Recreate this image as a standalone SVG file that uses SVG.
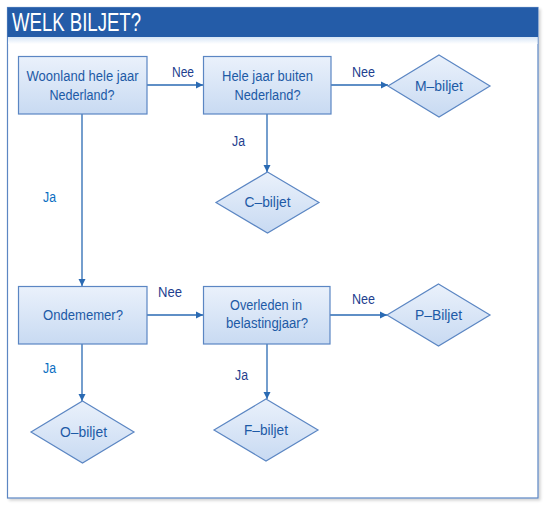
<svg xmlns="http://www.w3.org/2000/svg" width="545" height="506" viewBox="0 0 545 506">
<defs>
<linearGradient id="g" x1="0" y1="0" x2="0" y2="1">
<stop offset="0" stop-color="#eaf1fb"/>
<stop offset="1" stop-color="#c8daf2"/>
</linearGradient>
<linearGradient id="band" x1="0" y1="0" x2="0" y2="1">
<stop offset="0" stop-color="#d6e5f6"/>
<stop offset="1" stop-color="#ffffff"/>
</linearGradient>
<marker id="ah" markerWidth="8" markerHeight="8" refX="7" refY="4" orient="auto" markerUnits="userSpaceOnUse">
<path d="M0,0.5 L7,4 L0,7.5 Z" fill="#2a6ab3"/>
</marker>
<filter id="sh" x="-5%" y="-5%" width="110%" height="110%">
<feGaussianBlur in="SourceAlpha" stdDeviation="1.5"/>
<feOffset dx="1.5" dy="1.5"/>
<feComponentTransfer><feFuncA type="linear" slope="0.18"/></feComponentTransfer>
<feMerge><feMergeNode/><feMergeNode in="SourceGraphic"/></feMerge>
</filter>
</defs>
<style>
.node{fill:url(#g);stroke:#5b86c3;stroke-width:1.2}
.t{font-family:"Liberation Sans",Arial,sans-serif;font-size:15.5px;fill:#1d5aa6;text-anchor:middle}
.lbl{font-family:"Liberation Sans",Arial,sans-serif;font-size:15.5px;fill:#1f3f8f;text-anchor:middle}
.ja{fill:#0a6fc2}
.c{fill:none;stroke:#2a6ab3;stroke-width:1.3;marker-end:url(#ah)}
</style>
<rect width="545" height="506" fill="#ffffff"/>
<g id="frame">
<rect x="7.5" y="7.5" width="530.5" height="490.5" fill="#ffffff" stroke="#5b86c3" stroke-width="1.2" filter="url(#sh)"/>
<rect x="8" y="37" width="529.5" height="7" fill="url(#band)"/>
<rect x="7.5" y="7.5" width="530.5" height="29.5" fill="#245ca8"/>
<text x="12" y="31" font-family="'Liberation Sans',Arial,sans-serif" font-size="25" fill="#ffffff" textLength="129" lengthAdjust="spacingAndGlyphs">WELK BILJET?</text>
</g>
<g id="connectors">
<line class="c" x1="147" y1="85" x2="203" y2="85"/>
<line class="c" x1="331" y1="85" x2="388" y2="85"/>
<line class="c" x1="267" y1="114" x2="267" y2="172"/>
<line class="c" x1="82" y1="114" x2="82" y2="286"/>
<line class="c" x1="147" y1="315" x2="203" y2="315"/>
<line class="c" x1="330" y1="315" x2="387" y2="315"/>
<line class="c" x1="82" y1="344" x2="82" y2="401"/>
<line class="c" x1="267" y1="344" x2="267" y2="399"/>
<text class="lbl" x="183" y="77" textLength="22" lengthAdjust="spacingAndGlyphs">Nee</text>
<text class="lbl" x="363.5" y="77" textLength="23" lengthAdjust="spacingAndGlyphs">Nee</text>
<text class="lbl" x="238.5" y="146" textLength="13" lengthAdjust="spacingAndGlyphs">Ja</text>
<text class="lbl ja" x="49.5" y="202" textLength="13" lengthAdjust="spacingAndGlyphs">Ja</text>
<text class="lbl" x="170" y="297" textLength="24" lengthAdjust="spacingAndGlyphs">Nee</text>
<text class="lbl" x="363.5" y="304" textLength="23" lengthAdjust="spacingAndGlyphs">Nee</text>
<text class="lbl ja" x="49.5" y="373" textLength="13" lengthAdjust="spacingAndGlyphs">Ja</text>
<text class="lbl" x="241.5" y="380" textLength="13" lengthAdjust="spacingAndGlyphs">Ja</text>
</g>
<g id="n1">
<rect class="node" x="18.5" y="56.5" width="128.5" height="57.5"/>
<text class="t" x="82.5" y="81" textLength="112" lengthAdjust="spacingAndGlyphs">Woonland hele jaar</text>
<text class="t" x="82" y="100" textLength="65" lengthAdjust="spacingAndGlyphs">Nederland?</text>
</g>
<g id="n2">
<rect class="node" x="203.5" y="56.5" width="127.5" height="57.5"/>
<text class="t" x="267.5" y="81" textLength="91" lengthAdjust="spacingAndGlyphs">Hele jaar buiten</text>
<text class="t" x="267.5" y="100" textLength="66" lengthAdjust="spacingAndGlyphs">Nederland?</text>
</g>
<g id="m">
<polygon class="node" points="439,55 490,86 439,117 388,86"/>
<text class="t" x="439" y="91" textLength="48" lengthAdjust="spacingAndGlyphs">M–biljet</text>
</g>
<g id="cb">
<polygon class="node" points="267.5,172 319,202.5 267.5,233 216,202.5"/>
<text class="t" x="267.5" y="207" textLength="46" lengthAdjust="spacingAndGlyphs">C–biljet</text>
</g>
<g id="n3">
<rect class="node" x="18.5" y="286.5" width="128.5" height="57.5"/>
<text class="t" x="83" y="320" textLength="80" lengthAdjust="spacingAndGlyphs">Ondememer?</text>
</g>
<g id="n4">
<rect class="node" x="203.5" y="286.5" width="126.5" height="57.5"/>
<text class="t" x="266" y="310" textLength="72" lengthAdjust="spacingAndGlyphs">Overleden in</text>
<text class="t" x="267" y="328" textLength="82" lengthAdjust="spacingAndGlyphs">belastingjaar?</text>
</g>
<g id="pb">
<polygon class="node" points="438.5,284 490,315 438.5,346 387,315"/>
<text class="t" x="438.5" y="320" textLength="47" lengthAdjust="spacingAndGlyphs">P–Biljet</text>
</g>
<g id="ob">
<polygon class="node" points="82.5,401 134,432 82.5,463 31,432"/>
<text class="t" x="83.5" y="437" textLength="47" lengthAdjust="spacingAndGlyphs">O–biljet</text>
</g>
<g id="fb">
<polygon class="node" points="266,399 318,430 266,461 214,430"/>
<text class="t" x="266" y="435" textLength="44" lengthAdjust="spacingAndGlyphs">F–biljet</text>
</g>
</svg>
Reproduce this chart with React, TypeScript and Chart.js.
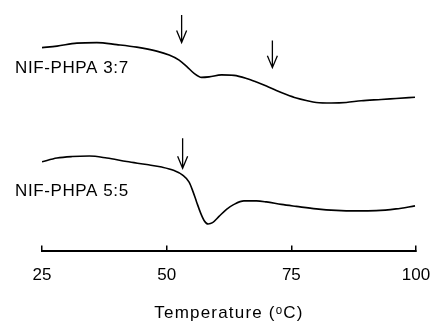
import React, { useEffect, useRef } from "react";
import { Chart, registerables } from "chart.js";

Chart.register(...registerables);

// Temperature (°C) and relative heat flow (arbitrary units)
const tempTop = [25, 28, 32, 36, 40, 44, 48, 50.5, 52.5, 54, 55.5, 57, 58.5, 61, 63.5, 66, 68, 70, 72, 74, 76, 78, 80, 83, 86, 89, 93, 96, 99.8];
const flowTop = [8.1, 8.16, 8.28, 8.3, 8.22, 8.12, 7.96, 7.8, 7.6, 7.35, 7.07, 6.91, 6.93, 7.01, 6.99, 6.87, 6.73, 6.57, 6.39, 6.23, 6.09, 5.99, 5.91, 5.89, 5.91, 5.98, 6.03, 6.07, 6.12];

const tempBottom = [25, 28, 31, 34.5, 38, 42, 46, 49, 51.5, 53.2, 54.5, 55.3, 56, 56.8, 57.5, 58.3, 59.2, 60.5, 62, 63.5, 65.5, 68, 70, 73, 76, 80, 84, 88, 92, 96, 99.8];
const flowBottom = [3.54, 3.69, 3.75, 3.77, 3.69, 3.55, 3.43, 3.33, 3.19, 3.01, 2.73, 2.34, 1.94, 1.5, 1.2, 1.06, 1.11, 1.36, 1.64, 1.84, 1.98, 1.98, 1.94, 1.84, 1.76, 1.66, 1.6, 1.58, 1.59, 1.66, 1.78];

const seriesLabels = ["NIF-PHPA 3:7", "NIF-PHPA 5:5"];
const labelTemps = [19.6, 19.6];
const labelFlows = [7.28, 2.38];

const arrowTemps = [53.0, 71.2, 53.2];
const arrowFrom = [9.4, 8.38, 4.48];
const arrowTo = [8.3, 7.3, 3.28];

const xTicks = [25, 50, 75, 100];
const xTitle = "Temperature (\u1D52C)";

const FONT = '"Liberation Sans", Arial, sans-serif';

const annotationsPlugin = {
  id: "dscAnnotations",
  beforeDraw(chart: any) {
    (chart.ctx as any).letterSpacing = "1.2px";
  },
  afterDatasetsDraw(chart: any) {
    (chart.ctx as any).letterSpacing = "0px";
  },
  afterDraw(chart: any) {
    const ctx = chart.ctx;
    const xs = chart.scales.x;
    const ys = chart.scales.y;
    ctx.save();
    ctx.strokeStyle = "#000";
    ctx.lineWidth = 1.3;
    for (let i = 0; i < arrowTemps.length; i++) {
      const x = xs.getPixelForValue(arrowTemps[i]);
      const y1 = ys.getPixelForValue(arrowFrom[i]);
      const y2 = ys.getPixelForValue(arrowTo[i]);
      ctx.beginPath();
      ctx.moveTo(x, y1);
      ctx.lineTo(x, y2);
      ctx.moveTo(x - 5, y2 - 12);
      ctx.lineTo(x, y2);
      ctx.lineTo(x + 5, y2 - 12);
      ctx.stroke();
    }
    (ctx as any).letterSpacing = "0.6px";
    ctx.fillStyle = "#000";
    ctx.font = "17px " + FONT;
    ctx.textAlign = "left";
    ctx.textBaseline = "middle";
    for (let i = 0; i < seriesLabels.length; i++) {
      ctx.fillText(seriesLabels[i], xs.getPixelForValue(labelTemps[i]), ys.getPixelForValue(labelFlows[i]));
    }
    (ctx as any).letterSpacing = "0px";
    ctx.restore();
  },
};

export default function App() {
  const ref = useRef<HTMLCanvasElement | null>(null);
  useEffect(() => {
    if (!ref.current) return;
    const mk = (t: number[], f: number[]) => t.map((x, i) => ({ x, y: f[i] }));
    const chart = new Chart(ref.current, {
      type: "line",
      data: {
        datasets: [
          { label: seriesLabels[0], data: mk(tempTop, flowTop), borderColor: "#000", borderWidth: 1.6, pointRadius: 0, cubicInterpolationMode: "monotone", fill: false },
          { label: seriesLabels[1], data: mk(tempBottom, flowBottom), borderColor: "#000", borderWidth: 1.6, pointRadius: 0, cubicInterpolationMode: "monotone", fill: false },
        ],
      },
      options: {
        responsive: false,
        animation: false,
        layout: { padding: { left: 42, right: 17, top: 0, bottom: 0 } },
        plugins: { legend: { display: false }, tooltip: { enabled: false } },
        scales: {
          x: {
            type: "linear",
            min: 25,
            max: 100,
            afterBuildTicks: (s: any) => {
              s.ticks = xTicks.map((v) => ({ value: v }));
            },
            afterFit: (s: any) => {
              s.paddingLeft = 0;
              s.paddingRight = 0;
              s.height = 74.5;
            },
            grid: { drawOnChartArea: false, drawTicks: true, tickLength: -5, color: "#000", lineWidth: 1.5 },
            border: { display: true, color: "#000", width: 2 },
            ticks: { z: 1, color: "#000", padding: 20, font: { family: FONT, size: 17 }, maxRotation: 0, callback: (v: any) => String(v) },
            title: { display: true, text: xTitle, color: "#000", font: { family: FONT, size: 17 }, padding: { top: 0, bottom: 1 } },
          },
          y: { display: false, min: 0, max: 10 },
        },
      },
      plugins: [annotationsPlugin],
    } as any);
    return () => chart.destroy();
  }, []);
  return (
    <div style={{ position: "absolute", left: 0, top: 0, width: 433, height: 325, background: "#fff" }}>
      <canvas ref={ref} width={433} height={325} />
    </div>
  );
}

## Your goal
Make an exact copy of the lines from the one that contains "Reproduce this chart" through the one that contains "Chart.register(...registerables);", both included, and no other lines. Pictures are skipped.

## Result of this exercise
Reproduce this chart with React, TypeScript and Chart.js.
import React, { useEffect, useRef } from "react";
import { Chart, registerables } from "chart.js";

Chart.register(...registerables);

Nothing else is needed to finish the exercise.